=== SHORT PROBLEM ===
Extract from the listing each line in which the word "this" appears.
-*-*-
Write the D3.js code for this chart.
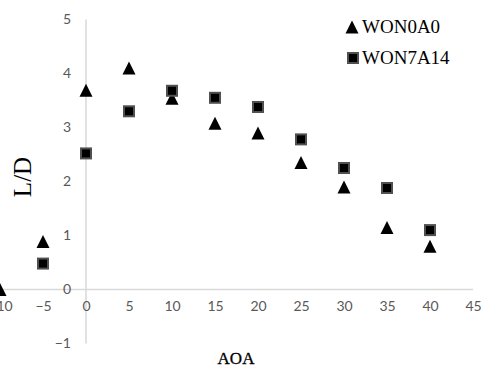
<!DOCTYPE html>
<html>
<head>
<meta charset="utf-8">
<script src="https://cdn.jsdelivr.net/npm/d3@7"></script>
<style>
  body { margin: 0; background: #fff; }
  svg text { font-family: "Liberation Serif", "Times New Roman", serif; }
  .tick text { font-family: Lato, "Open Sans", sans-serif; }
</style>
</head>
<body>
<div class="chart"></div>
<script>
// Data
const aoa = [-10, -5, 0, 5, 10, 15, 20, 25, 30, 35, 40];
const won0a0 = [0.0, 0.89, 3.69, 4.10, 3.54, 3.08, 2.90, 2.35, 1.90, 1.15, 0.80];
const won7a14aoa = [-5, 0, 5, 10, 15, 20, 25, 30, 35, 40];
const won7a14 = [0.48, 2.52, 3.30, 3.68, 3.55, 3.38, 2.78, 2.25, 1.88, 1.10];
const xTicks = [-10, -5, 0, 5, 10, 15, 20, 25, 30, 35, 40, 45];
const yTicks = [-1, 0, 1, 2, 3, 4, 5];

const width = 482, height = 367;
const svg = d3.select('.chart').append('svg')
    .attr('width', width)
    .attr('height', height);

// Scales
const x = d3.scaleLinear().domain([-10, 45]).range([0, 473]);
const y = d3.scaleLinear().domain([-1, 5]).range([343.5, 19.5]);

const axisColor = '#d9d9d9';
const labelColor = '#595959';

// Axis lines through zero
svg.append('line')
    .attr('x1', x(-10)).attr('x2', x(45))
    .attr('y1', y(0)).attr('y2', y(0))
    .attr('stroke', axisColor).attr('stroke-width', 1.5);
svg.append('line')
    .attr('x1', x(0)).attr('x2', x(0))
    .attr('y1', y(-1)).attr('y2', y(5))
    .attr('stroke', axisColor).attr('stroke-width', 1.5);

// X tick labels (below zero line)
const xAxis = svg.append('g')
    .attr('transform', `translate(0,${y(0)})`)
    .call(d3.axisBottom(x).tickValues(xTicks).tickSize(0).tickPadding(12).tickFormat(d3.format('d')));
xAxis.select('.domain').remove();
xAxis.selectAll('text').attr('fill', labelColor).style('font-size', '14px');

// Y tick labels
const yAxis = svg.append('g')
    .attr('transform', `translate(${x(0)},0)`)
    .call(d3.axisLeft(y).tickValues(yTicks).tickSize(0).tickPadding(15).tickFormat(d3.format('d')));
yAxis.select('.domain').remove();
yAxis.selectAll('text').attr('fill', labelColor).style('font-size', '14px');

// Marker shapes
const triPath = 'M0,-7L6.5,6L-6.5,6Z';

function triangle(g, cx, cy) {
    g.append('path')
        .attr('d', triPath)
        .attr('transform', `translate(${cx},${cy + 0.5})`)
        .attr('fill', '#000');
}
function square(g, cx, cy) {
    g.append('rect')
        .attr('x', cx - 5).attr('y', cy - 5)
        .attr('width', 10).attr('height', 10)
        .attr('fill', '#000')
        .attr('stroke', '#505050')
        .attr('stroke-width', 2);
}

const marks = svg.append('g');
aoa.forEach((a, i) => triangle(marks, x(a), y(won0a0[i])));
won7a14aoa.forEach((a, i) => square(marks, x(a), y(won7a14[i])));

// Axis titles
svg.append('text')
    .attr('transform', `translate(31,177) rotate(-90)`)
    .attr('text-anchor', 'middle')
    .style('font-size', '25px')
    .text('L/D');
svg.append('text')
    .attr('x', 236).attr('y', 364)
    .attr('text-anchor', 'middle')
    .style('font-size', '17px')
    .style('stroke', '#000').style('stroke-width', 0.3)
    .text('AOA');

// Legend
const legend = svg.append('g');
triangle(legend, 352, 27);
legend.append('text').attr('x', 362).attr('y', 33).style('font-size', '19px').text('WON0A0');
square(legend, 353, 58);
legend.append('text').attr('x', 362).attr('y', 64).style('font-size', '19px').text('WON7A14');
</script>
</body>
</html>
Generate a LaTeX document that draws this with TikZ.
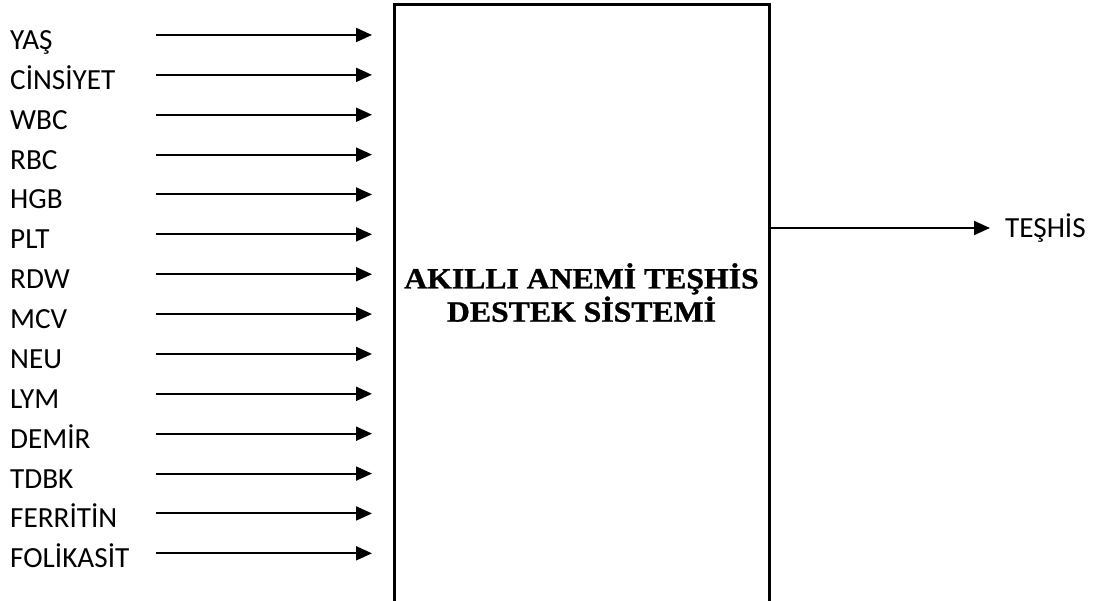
-*-*-
=== EXERCISE SOLUTION ===
Write the D3.js code for this chart.
Generate a LaTeX document that draws this with TikZ.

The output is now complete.